The second single was far more disappointing: ‘If You Were The Only Girl In The World’, credited to «Johnny Kidd with Chorus and Orchestra», was a slow sentimental waltz which nicely showcased Johnny’s moderately powerful singing voice but did little else — and ‘Feelin’, the B-side, was way too much of a blatant rewrite of ‘Please Don’t Touch’, except that "you do it to me baby, you do it all the time" delivered in the same ghostly-stern tone just doesn’t cut it anywhere as efficiently as it did the first time. Then came the cover of Marv Johnson’s ‘You Got What It Takes’, which was just an OK British cover of a classic Motown hit, and its B-side, ‘Longin’ Lips’, which bordered on pure vaudeville, even if it was pretty fast and featured another first-rate, high-ringin’, Nashville-influenced guitar solo. None of these songs are bad, but next to ‘Please Don’t Touch’, there just wasn’t anything particularly special about them.

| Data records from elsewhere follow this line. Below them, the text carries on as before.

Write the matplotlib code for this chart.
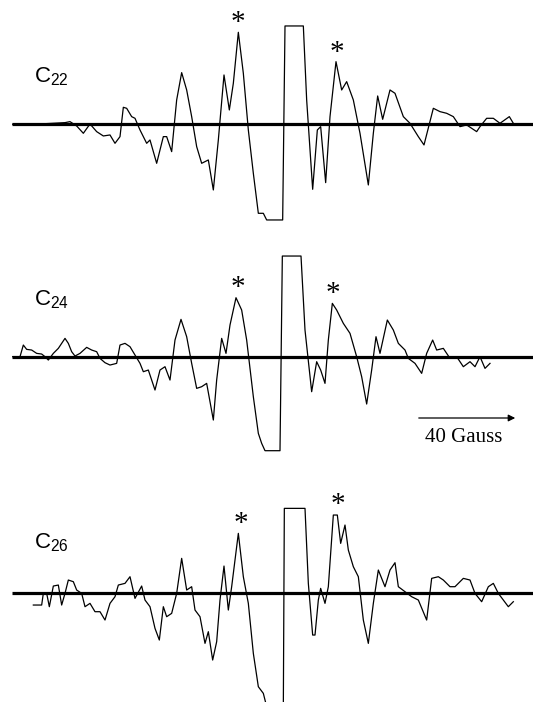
import numpy as np
import matplotlib.pyplot as plt

# EPR spectra, field in arbitrary units, signal relative to baseline
field_22 = [38, 100, 195, 210, 230, 250, 270, 290, 310, 330, 345, 360, 370, 380, 395, 405, 420, 440, 450, 470,
            490, 500, 515, 530, 545, 560, 575, 590, 605, 625, 640, 655, 672, 688, 700, 715, 730, 745, 760, 775,
            790, 800, 848, 855, 910, 920, 938, 952, 962, 977, 990, 1008, 1025, 1040, 1060, 1080, 1105, 1120,
            1133, 1148, 1170, 1185, 1210, 1230, 1255, 1272, 1300, 1320, 1340, 1360, 1380, 1400, 1430, 1440,
            1460, 1480, 1500, 1528, 1540]
sig_22 = [0, 0, 5, 8, -5, -27, 1, -22, -35, -32, -57, -37, 51, 48, 23, 18, -17, -57, -47, -117,
          -37, -37, -82, 73, 155, 103, 23, -67, -117, -107, -197, -47, 148, 43, 123, 276, 153, -17, -147, -267,
          -267, -287, -287, 295, 295, 73, -195, -17, -7, -175, 23, 188, 103, 128, 73, -27, -182, -27,
          85, 15, 103, 93, 23, 3, -37, -62, 48, 38, 33, 23, -7, -2, -22, -7,
          18, 18, 3, 23, 3]

field_24 = [38, 60, 70, 80, 95, 110, 125, 135, 145, 160, 175, 195, 205, 215, 225, 240, 260, 275, 290, 300,
            315, 330, 350, 360, 375, 390, 405, 420, 430, 445, 465, 480, 495, 510, 525, 543, 560, 575, 590, 605,
            620, 640, 650, 665, 678, 690, 708, 725, 740, 760, 775, 785, 795, 840, 847, 903, 915, 935, 950, 962,
            975, 985, 997, 1010, 1030, 1050, 1070, 1085, 1100, 1115, 1128, 1140, 1162, 1180, 1195, 1215, 1225,
            1245, 1265, 1280, 1298, 1310, 1330, 1350, 1370, 1390, 1410, 1425, 1440, 1455, 1470]
sig_24 = [0, 0, 35, 22, 20, 10, 8, 0, -10, 10, 25, 55, 40, 15, 2, 10, 28, 20, 15, -5,
          -18, -25, -20, 35, 40, 30, 5, -20, -45, -40, -100, -40, -30, -70, 50, 112, 60, -20, -95, -90,
          -80, -190, -70, 55, 10, 95, 177, 140, 50, -120, -230, -260, -282, -282, 302, 302, 80, -105, -15, -40,
          -80, 50, 160, 140, 100, 70, 0, -60, -142, -40, 60, 10, 110, 80, 40, 20, -5,
          -20, -50, 10, 50, 20, 25, -5, 0, -30, -15, -30, 0, -35, -20]

field_26 = [100, 125, 130, 140, 148, 160, 175, 185, 195, 205, 220, 230, 245, 255, 270, 285, 300, 315, 330, 345,
            355, 375, 390, 405, 425, 435, 450, 465, 478, 490, 500, 515, 530, 545, 560, 575, 585, 600, 615, 625,
            638, 650, 660, 672, 685, 695, 715, 730, 745, 760, 775, 790, 800, 850, 853, 915, 925, 938, 945, 955,
            962, 975, 985, 1000, 1012, 1022, 1035, 1045, 1060, 1075, 1090, 1105, 1120, 1135, 1155, 1170, 1185,
            1195, 1215, 1235, 1255, 1280, 1295, 1315, 1330, 1350, 1365, 1390, 1410, 1425, 1445, 1465, 1480,
            1495, 1510, 1525, 1540]
sig_26 = [-37, -37, -2, -2, -42, 20, 23, -37, -2, 38, 33, 8, -2, -42, -32, -57, -57, -82, -32, -12,
          23, 28, 48, -17, 20, -22, -42, -107, -142, -42, -72, -62, -2, 103, 8, 18, -52, -72, -152, -117,
          -202, -147, -22, 80, -52, 18, 178, 48, -32, -182, -282, -302, -342, -342, 253, 253, 28, -127, -127, -22,
          13, -32, 18, 233, 233, 148, 203, 128, 78, 48, -82, -152, -32, 68, 18, 68, 90,
          18, 3, -12, -22, -82, 43, 48, 38, 18, 18, 43, 38, -2, -27, 18, 28,
          -2, -22, -42, -27]

labels = ['22', '24', '26']
fields = [field_22, field_24, field_26]
signals = [sig_22, sig_24, sig_26]
baselines = [124.3, 356.7, 592.7]
label_y = [77, 300, 543]
stars = [[(238, 18), (337, 48)], [(238, 283), (333, 289)], [(241, 519), (338, 500)]]

fig = plt.figure(figsize=(5.33, 7.02), dpi=100)
ax = fig.add_axes([0, 0, 1, 1])
ax.set_xlim(0, 533)
ax.set_ylim(702, 0)
ax.axis('off')

for i in range(3):
    f = np.array(fields[i]) / 3.0
    s = np.array(signals[i]) / 3.0
    b = baselines[i]
    ax.plot([12, 533], [b, b], color='black', lw=2.3, solid_capstyle='butt')
    ax.plot(f, b - s, color='black', lw=0.9, solid_joinstyle='round')
    ax.text(34, label_y[i], r'$\mathregular{C_{' + labels[i] + '}}$', fontsize=16,
            family='Liberation Sans', ha='left', va='center')
    for (sx, sy) in stars[i]:
        ax.text(sx, sy + 5, '*', fontsize=21, family='Liberation Serif', ha='center', va='center')

# scale arrow
ax.annotate('', xy=(518, 418), xytext=(416, 418),
            arrowprops=dict(arrowstyle='-|>', color='black', lw=0.9, mutation_scale=10))
ax.text(464, 437, '40 Gauss', fontsize=15, family='Liberation Serif', ha='center', va='center')

fig.savefig('out.png', dpi=100)
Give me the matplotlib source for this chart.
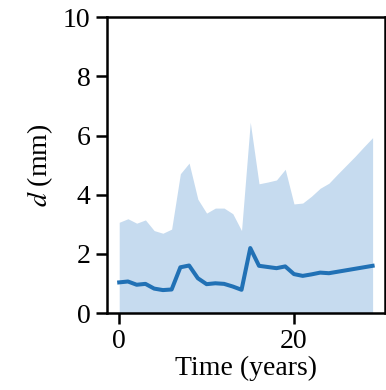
import numpy as np
import matplotlib
matplotlib.use("Agg")
import matplotlib.pyplot as plt

plt.rcParams['font.family'] = ['Liberation Serif', 'DejaVu Serif']
plt.rcParams['mathtext.fontset'] = 'stix'

# yearly displacement: median and upper envelope
years = np.arange(0, 30)
d_median = [1.04, 1.07, 0.96, 0.99, 0.83, 0.78, 0.80, 1.55, 1.61, 1.18,
            0.98, 1.01, 0.99, 0.90, 0.79, 2.20, 1.60, 1.56, 1.52, 1.58,
            1.32, 1.26, 1.31, 1.37, 1.35, 1.40, 1.45, 1.50, 1.55, 1.60]
d_upper = [3.07, 3.19, 3.04, 3.15, 2.79, 2.70, 2.84, 4.71, 5.07, 3.85,
           3.38, 3.55, 3.55, 3.36, 2.79, 6.45, 4.37, 4.43, 4.50, 4.86,
           3.69, 3.72, 3.95, 4.22, 4.39, 4.70, 5.00, 5.30, 5.62, 5.93]

fig = plt.figure(figsize=(3.86, 3.90), dpi=100)
ax = fig.add_axes([0.276, 0.197, 0.721, 0.759])

ax.fill_between(years, 0, d_upper, color='#c6dbef', lw=0)
ax.plot(years, d_median, color='#2171b5', lw=2.9)

ax.set_xlim(-1.45, 30.4)
ax.set_ylim(0, 10)
ax.set_xticks([0, 20])
ax.set_yticks([0, 2, 4, 6, 8, 10])
ax.set_xlabel('Time (years)', fontsize=20, labelpad=1)
ax.set_ylabel('$d$ (mm)', fontsize=20, labelpad=6)
ax.tick_params(labelsize=20, length=8, width=1.8)
for sp in ax.spines.values():
    sp.set_linewidth(1.8)

fig.savefig('out.png', dpi=100)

And then, sometime in mid-1960, the Pirates hit the jackpot: ‘Shakin’ All Over’ is everything that ‘Feelin’ tried to be but failed: faithfully preserving the paranoid, girl-fearin’ spirit of the first single, but completely ditching the backup vocals, coming up with a fully original and startlingly unpredictable melody, and topping it all with another fine guitar lead, this time by fresh new addition Joe Moretti (who also, incidentally, played lead on Vince Taylor’s ‘Brand New Cadillac’, yet another lonesome grizzly classic from Britain’s early rock’n’roll era). With ‘Please Don’t Touch’, lightning had struck by the song’s eighth second; in the case of ‘Shakin’ All Over’, it strikes by its second, because the song is really all about its opening riff — like a six shooter blast from Clint Eastwood’s gun or something, it puts you head face in the dirt, and then the bass and rhythm guitar just do a little skeletal tap dance on your sorry remains. The «shakey» feel of the verse melody contrasts brilliantly with the stop-and-start punch of the chorus, while the fairly tricky (for their age) time changes make the song barely danceable. Little wonder that the Who adored it so much — the punch, the chaos, the stuttering, the room for improvisation, it was the perfect song for them to cover; but as great as their live performances of it have always been, it says a lot about the Pirates that the original version still retains its own inimitable charm, and has not at all been rendered obsolete by Townshend and company’s reinvention.

Unfortunately, while lightning may and does indeed strike twice, a third feat of the same caliber evaded the Pirates. For their next single, they repeated the mistake of ‘Feelin’: ‘Restless’ is not a bad rock’n’roll number, but it tries much too hard to repeat the success of ‘Shakin’ All Over’, borrowing but smoothing out the former’s rhythmic structure and ultimately sounding too much like rehashed formula than genuine inspiration. When this did not work, they followed it up with ‘Linda Lu’, a novelty blues-rock number which sounds like a Jimmy Reed song crossed with vaudeville exuberance — eminently forgettable and melodically inferior to the B-side, a cover of Otis Blackwell’s ‘Let’s Talk About Us’ which, alas, is also negligible next to Jerry Lee Lewis’ version. Damned if you do, damned if you don’t.

Still, do not get me wrong: even at their worst, the Pirates still got through with a swell sense of humor, swagger, charisma, and solid musical chops. It is simply that next to ‘Please Don’t Touch’, a song so cool that even Motörhead could not make it cooler, and ‘Shakin’ All Over’, a song so epic that even the Who simply made it epic in a different way, all this other stuff just seems trivial in comparison. Even today, there is a mystique and a threat to this kind of sound which keeps the songs squarely on the Devil’s personal shelf; and to have had such an achievement in the innocent days of 1959-60 is a feat reserved for very few artists — so drink up, me ’earties.